Every webmaster wants traffic to their website. The best way to get it is to have a search engine crawl your site, index your pages, and make them available in their search results.
The king of search is, of course, Google. Getting indexed by Google isn’t hard, and once their crawler, Googlebot, starts hitting your pages then you’re on your way. But what happens when Googlebot gets a bit overzealous and starts indexing too much at once?
I’ll tell you what happens. Resources go through the roof, pages slow down, and in some cases, your site visitors will start getting errors messages instead of pages. It’s also possible that cats and dogs may start living together, but that may only happen if Googlebot crawls Bill Murray’s website.
How to find out if Googlebot is indexing your website
There are a couple ways to find out if Googlebot is crawling your website. One is to use a statistics program like AWStats, Webalizer, or Analog Stats.
Statistics applications can give you some insight into what is hitting your website, but they don’t usually give you the kind of detail you need to find out if Googlebot is running you over with crawls. Instead, they tend to focus more on the total hits in a wide timeframe, such as a whole month.
That won’t help if you’re trying to find out if Googlebot is crawling your site too much this week, yesterday, or right this moment. So how can you find out if Googlebot is crawling your website during a particular timeframe?
Check the logs through cPanel
If you use cPanel, you can use the Visitors log to find out who has visited your site recently. It will show the most recent 1000 visitors, which page they visited and when. Best of all, it’s searchable. Just enter “Googlebot” in the search field and you’ll get a list of records where Googlebot hit your website pages within the last 1000 visitors.

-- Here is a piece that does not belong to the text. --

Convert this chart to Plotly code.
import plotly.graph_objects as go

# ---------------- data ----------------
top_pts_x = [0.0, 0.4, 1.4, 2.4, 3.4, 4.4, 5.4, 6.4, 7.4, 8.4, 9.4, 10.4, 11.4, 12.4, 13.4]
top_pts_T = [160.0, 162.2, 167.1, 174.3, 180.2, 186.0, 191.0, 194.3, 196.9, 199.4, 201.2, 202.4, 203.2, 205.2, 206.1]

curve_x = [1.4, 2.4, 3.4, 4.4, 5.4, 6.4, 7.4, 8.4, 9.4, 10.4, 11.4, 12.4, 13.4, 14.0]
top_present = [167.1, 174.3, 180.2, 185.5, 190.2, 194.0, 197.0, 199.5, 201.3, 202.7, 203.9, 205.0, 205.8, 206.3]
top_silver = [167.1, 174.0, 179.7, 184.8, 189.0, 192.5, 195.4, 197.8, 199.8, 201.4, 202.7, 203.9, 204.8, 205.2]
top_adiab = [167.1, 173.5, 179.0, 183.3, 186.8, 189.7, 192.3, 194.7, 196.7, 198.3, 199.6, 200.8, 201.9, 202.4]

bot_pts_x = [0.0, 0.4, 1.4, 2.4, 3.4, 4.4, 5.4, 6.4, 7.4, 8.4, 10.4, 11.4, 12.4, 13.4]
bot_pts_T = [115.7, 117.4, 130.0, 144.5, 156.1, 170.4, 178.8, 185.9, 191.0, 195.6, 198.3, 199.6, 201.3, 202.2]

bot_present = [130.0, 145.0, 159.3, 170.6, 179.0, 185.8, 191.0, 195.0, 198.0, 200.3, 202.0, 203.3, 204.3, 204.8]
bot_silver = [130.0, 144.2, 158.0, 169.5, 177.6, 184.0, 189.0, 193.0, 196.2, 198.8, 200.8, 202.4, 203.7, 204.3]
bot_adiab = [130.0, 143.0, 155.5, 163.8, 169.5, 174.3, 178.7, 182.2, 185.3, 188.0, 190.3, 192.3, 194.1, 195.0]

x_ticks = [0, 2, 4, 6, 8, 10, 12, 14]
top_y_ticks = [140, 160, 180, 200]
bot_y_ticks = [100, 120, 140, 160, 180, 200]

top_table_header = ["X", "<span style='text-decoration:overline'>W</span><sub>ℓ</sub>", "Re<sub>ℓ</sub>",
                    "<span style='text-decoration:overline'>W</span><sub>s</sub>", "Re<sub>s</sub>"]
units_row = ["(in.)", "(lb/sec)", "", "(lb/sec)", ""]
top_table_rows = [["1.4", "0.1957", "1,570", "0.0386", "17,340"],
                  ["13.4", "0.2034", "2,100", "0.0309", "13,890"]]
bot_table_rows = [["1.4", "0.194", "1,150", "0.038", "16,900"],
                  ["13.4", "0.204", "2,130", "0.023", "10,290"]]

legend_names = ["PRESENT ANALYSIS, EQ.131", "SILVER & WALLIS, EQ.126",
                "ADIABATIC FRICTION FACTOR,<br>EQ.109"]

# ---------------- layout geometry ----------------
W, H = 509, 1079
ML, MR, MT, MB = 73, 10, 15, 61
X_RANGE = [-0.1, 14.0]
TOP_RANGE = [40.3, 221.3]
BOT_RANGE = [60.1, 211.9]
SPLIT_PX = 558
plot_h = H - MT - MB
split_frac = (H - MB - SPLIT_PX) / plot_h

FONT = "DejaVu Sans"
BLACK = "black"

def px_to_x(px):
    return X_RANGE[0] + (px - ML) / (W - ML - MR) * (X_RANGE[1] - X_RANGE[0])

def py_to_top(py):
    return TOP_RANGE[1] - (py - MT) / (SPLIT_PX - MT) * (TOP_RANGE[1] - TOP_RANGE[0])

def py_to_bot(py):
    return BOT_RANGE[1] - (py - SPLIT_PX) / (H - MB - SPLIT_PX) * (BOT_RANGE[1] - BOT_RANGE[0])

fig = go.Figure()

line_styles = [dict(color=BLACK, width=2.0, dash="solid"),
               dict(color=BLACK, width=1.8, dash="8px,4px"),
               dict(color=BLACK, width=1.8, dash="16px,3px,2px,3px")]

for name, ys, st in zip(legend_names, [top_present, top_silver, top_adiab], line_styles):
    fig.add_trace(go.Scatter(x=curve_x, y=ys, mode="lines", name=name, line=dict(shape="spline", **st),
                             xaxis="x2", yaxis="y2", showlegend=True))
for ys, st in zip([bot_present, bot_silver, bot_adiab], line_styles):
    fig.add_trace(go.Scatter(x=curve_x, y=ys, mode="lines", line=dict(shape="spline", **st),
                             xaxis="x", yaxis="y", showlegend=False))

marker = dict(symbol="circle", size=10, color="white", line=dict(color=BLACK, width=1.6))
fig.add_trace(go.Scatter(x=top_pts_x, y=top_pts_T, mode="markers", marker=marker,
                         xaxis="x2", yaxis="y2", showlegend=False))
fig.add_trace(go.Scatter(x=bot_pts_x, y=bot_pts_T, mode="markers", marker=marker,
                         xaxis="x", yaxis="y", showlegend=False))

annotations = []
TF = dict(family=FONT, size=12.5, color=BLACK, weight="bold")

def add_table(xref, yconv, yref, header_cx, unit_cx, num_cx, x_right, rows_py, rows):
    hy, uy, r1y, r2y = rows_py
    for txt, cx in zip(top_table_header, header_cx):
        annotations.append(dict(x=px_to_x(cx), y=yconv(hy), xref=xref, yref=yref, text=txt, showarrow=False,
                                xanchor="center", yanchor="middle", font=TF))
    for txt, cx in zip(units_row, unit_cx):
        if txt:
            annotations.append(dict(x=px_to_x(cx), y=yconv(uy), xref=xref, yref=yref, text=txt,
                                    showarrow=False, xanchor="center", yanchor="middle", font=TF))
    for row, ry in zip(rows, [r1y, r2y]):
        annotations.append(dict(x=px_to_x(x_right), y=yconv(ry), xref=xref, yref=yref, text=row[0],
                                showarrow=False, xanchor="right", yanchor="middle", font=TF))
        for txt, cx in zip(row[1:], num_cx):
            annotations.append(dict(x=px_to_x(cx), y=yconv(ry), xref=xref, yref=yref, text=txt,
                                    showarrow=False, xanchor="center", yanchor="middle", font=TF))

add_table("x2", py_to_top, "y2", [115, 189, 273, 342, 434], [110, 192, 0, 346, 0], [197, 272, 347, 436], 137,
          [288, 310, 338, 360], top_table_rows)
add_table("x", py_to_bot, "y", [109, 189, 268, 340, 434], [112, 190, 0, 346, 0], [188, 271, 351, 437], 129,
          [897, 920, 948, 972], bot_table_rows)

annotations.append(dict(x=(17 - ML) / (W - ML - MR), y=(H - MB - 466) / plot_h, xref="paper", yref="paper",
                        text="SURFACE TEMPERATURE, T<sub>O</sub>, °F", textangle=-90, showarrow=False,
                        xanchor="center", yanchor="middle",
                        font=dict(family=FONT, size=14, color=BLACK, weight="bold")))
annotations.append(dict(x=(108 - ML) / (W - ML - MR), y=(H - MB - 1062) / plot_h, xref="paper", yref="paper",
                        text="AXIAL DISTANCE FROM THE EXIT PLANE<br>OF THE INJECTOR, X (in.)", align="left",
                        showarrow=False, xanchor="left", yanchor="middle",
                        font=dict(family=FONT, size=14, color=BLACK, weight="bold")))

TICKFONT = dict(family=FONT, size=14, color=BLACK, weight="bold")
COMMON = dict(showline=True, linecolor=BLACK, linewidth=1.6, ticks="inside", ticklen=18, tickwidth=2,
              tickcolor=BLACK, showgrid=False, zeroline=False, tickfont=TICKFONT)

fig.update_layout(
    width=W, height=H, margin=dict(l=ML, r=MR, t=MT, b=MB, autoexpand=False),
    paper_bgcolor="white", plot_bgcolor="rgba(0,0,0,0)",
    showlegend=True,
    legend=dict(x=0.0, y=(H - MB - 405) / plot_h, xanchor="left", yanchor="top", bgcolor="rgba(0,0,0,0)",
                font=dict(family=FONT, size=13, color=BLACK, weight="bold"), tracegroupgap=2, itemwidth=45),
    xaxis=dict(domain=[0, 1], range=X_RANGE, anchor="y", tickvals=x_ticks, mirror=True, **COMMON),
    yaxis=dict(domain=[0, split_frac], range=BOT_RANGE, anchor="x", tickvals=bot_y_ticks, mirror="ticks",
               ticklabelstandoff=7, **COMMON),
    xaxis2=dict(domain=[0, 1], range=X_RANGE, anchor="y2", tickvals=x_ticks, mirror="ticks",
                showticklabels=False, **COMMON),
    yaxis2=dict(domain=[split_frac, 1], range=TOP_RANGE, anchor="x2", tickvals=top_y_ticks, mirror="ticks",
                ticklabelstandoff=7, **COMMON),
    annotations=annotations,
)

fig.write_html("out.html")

To get a more specific look at when Googlebot is crawling your website, you’ll need to look at your domlogs directly. cPanel provides a link to your logs via the Raw Access option. It’s in plain text format but unless you have an application to parse the data into an easier to consume format, this will be mostly unusable.
After all, you may be looking at tens of thousands of records, or more much if your website is popular.
Use SSH to find Googlebot
If you have access to SSH, you can run a grep search of your logs to find Googlebot. If you are using a cPanel server, you can use the following command to get a count of how many times Googlebot has visited your site in a specific timeframe.

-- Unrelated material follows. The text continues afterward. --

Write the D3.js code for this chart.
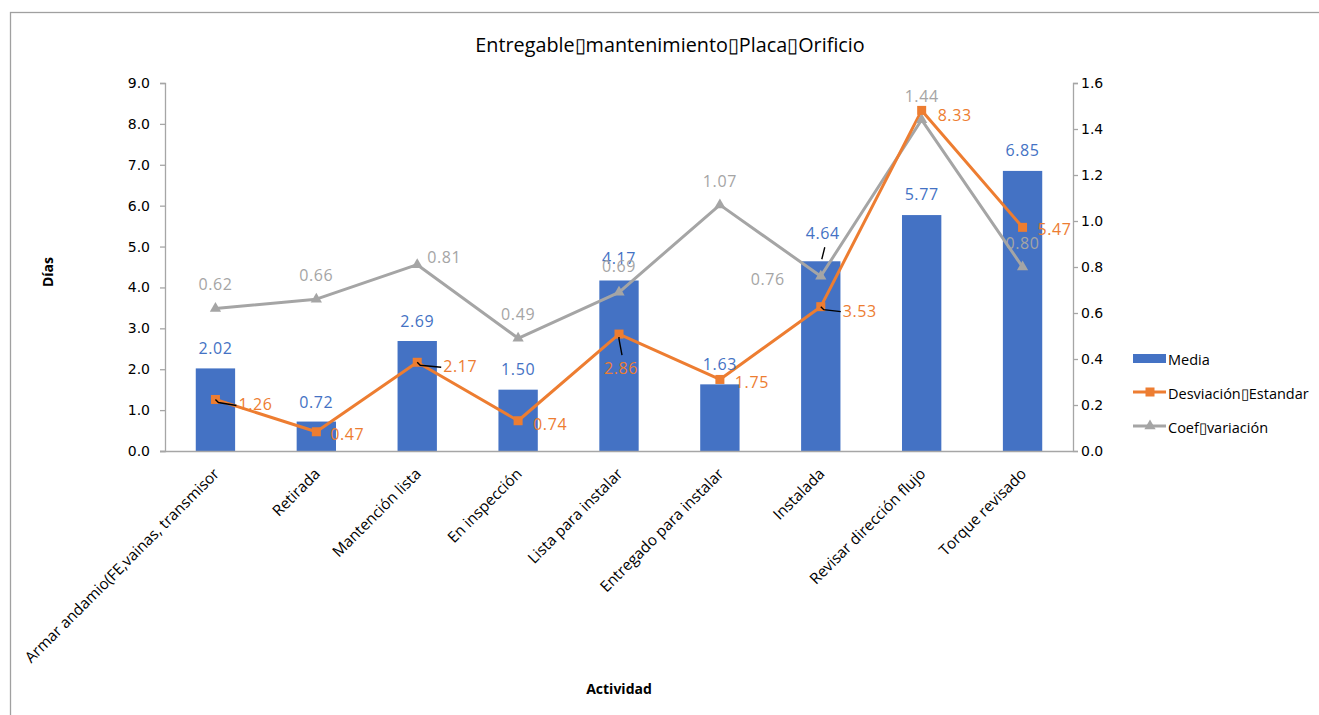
<!DOCTYPE html>
<html>
<head>
<meta charset="utf-8">
<script src="https://cdn.jsdelivr.net/npm/d3@7"></script>
<style>
  html, body { margin: 0; padding: 0; background: #fff; }
  svg { display: block; }
</style>
</head>
<body>
<svg id="chart" width="1319" height="715"></svg>
<script>
// ---------------- DATA ----------------
const categories = [
  "Armar andamio(FE,vainas, transmisor",
  "Retirada",
  "Mantención lista",
  "En inspección",
  "Lista para instalar",
  "Entregado para instalar",
  "Instalada",
  "Revisar dirección flujo",
  "Torque revisado"
];
const media      = [2.02, 0.72, 2.69, 1.50, 4.17, 1.63, 4.64, 5.77, 6.85];
const desviacion = [1.26, 0.47, 2.17, 0.74, 2.86, 1.75, 3.53, 8.33, 5.47];
const coefVar    = [0.62, 0.66, 0.81, 0.49, 0.69, 1.07, 0.76, 1.44, 0.80];
const leftTicks  = [0, 1, 2, 3, 4, 5, 6, 7, 8, 9];
const rightTicks = [0, 0.2, 0.4, 0.6, 0.8, 1.0, 1.2, 1.4, 1.6];
const seriesNames = ["Media", "Desviación\u25AFEstandar", "Coef\u25AFvariación"];
const chartTitle = "Entregable\u25AFmantenimiento\u25AFPlaca\u25AFOrificio";
const xTitle = "Actividad";
const yTitle = "Días";

// label placement (offset of label centre from its point), kept apart from data
const mediaLabelDy = [-20, -20, -20, -21, -22, -20, -28, -21, -21];
const devLabelOff  = [[40,5],[31,2],[43,4],[32,3],[2,34],[32,3],[39,4],[33,5],[32,2]];
const coefLabelOff = [[0,-24],[0,-24],[27,-8],[0,-24],[0,-26],[0,-24],[-53,3],[0,-24],[0,-24]];
const devLeader    = [true,false,true,false,true,false,true,false,false];
const mediaLeader  = [false,false,false,false,false,false,true,false,false];

// ---------------- STYLE ----------------
const C_BLUE = "#4472C4", C_ORANGE = "#ED7D31", C_GRAY = "#A5A5A5", C_AXIS = "#A6A6A6";
const FONT = "'Open Sans', 'Liberation Sans', sans-serif";
const TICKFONT = "'DejaVu Sans', sans-serif";

const svg = d3.select("#chart");
const W = 1319, H = 715;
const plot = { left: 165, right: 1073, top: 83, bottom: 451 };

// chart border
svg.append("rect").attr("x", 10.5).attr("y", 12.5).attr("width", W + 20).attr("height", H + 20)
  .attr("fill", "none").attr("stroke", "#A0A0A0").attr("stroke-width", 1.3);

const x = d3.scaleBand().domain(categories).range([plot.left, plot.right]).paddingInner(0.61).paddingOuter(0.305);
const xc = d => x(d) + x.bandwidth() / 2;
const yL = d3.scaleLinear().domain([0, 9]).range([plot.bottom, plot.top]);
const yR = d3.scaleLinear().domain([0, 1.6]).range([plot.bottom, plot.top]);

// axes
const gL = svg.append("g").attr("transform", `translate(${plot.left},0)`)
  .call(d3.axisLeft(yL).tickValues(leftTicks).tickFormat(d3.format(".1f")).tickSizeOuter(0).tickSize(5).tickPadding(10));
const gR = svg.append("g").attr("transform", `translate(${plot.right},0)`)
  .call(d3.axisRight(yR).tickValues(rightTicks).tickFormat(d3.format(".1f")).tickSizeOuter(0).tickSize(5).tickPadding(3));
[gL, gR].forEach(g => {
  g.select(".domain").attr("stroke", C_AXIS).attr("stroke-width", 1.3);
  g.selectAll(".tick line").attr("stroke", C_AXIS).attr("stroke-width", 1.3);
  g.selectAll(".tick text").attr("fill", "#000").style("font-family", TICKFONT).style("font-size", "14px");
});

// bars
svg.append("g").selectAll("rect").data(media).join("rect")
  .attr("x", (d, i) => x(categories[i]))
  .attr("y", d => yL(d))
  .attr("width", x.bandwidth())
  .attr("height", d => yL(0) - yL(d))
  .attr("fill", C_BLUE);

// x axis
const gX = svg.append("g").attr("transform", `translate(0,${plot.bottom})`)
  .call(d3.axisBottom(x).tickSize(0).tickSizeOuter(0).tickPadding(0));
gX.select(".domain").attr("d", `M${plot.left - 5},0.5H${plot.right}`).attr("stroke", C_AXIS).attr("stroke-width", 1.3);
gX.selectAll(".tick text")
  .attr("text-anchor", "end")
  .attr("transform", "translate(1,20) rotate(-45)")
  .attr("dy", "0.35em")
  .attr("y", 0)
  .attr("fill", "#000")
  .style("font-family", FONT).style("font-size", "15.3px");

// lines
const lineDev = d3.line().x((d, i) => xc(categories[i])).y(d => yL(d));
const lineCoef = d3.line().x((d, i) => xc(categories[i])).y(d => yR(d));
svg.append("path").datum(coefVar).attr("d", lineCoef).attr("fill", "none")
  .attr("stroke", C_GRAY).attr("stroke-width", 3).attr("stroke-linejoin", "round");
svg.append("path").datum(desviacion).attr("d", lineDev).attr("fill", "none")
  .attr("stroke", C_ORANGE).attr("stroke-width", 3).attr("stroke-linejoin", "round");

// markers
const tri = d3.symbol().type(d3.symbolTriangle).size(55);
svg.append("g").selectAll("path").data(coefVar).join("path")
  .attr("d", tri)
  .attr("transform", (d, i) => `translate(${xc(categories[i])},${yR(d)})`)
  .attr("fill", C_GRAY);
svg.append("g").selectAll("rect").data(desviacion).join("rect")
  .attr("x", (d, i) => xc(categories[i]) - 4.5)
  .attr("y", d => yL(d) - 4.5)
  .attr("width", 9).attr("height", 9)
  .attr("fill", C_ORANGE);

// data labels
const lblFont = s => s.style("font-family", FONT).style("font-size", "16px").style("letter-spacing", "0.6px")
  .attr("text-anchor", "middle").attr("dominant-baseline", "central");
const leaders = svg.append("g").attr("stroke", "#000").attr("stroke-width", 1.4).attr("fill", "none");

// media
media.forEach((v, i) => {
  const px = xc(categories[i]), py = yL(v);
  const lx = px + (mediaLeader[i] ? 2 : 0), ly = py + mediaLabelDy[i];
  svg.append("text").attr("x", lx).attr("y", ly).attr("fill", C_BLUE).text(d3.format(".2f")(v)).call(lblFont);
  if (mediaLeader[i]) leaders.append("line").attr("x1", lx + 2).attr("y1", ly + 14).attr("x2", px + 1).attr("y2", py - 2);
});
// desviacion
desviacion.forEach((v, i) => {
  const px = xc(categories[i]), py = yL(v);
  const lx = px + devLabelOff[i][0], ly = py + devLabelOff[i][1];
  svg.append("text").attr("x", lx).attr("y", ly).attr("fill", C_ORANGE).text(d3.format(".2f")(v)).call(lblFont);
  if (devLeader[i]) {
    const horiz = Math.abs(devLabelOff[i][0]) > Math.abs(devLabelOff[i][1]);
    const ex = horiz ? lx - 19 : lx + 1, ey = horiz ? ly + 1 : ly - 13;
    leaders.append("path").attr("d", `M${px},${py + (horiz ? 0 : 3)}L${horiz ? px + 3 : px},${py + (horiz ? 3 : 5)}L${ex},${ey}`);
  }
});
// coef
coefVar.forEach((v, i) => {
  const px = xc(categories[i]), py = yR(v);
  svg.append("text").attr("x", px + coefLabelOff[i][0]).attr("y", py + coefLabelOff[i][1])
    .attr("fill", C_GRAY).text(d3.format(".2f")(v)).call(lblFont);
});

// title
svg.append("text").attr("x", 670).attr("y", 44).attr("text-anchor", "middle").attr("dominant-baseline", "central")
  .style("font-family", FONT).style("font-size", "19.8px").attr("fill", "#000").text(chartTitle);

// axis titles
svg.append("text").attr("transform", "translate(47,272) rotate(-90)").attr("text-anchor", "middle")
  .attr("dominant-baseline", "central")
  .style("font-family", FONT).style("font-size", "14px").style("font-weight", "bold").text(yTitle);
svg.append("text").attr("x", 619).attr("y", 688).attr("text-anchor", "middle").attr("dominant-baseline", "central")
  .style("font-family", FONT).style("font-size", "14px").style("font-weight", "bold").text(xTitle);

// legend
const lg = svg.append("g").attr("transform", "translate(1133,0)");
const rows = [359, 393, 427];
lg.append("rect").attr("x", 0).attr("y", rows[0] - 5).attr("width", 33).attr("height", 9).attr("fill", C_BLUE);
lg.append("line").attr("x1", 0).attr("x2", 33).attr("y1", rows[1] - 1).attr("y2", rows[1] - 1).attr("stroke", C_ORANGE).attr("stroke-width", 3);
lg.append("rect").attr("x", 12.5).attr("y", rows[1] - 5.5).attr("width", 9).attr("height", 9).attr("fill", C_ORANGE);
lg.append("line").attr("x1", 0).attr("x2", 33).attr("y1", rows[2] - 1).attr("y2", rows[2] - 1).attr("stroke", C_GRAY).attr("stroke-width", 3);
lg.append("path").attr("d", tri).attr("transform", `translate(17,${rows[2] - 1})`).attr("fill", C_GRAY);
seriesNames.forEach((n, i) => {
  lg.append("text").attr("x", 35).attr("y", rows[i]).attr("dominant-baseline", "central")
    .style("font-family", FONT).style("font-size", "14.5px").attr("fill", "#000").text(n);
});
</script>
</body>
</html>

sudo grep ‘Googlebot’ /usr/local/apache/domlogs/yourdomain.com | grep ’23/Nov/2017:03:4′ | wc -l
In this example, we’re searching the domlogs of yourdomain.com. We’re checking for any instance where Googlebot shows up on November 23rd, 2017 between 3:40:00 am and 3:49:59 am. The result will be the number of times the string “Googlebot” was found during that timeframe.

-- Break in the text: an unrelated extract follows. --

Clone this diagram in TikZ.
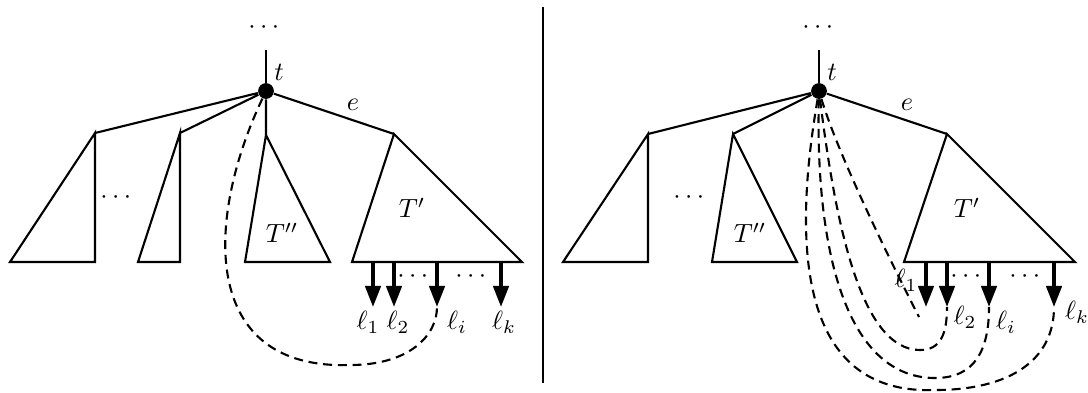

Now that you know Googlebot is beating up your site, how can you stop it from happening?
Slowing Googlebot’s crawl rate
You may have heard of a file called robots.txt. If you’re not familiar with it, check out this page to learn about what a robots.txt file is and how it can help protect your website from the fury of web crawlers.
Most legitimate web crawlers obey the robots.txt file. Unfortunately, Googlebot is not one of them.
Actually, that’s not entirely true. Googlebot will ignore directories if you disallow them in your robots.txt file. What it won’t do is obey the crawl rate. Fortunately, they provide their own method of slowing Googlebot.
Google’s Search Console (formerly called Webmaster Tools) is a service from Google that provides webmasters with a set of tools to help optimize and index their websites. It also provides a throttle for Googlebot.
To slow down Googlebot using the Google Search Console, follow these simple steps:
- Sign into Google Search Console.
- If you haven’t added your site yet, add your site. Not sure how? We have a guide for that. If your site has been added, click on your site.
- Click the gear icon and select Site Settings.
- Under Site Settings, set the Crawl Rate option to Limit Google’s maximum crawl rate. You will then get an option to modify the rate at which Googlebot crawls your website.
That’s it! You’ve now successfully modified the Googlebot Crawl Rate.
As webmasters, we welcome search engine spiders. They help drive a lot of traffic to our websites by scanning our content and indexing our pages. Unfortunately, some of them can get a bit overly excited and beat your site through the floor.
For Google, limiting the Googlebot crawl rate is done easily through the Google Search Console. Check it out, it has a lot of great features.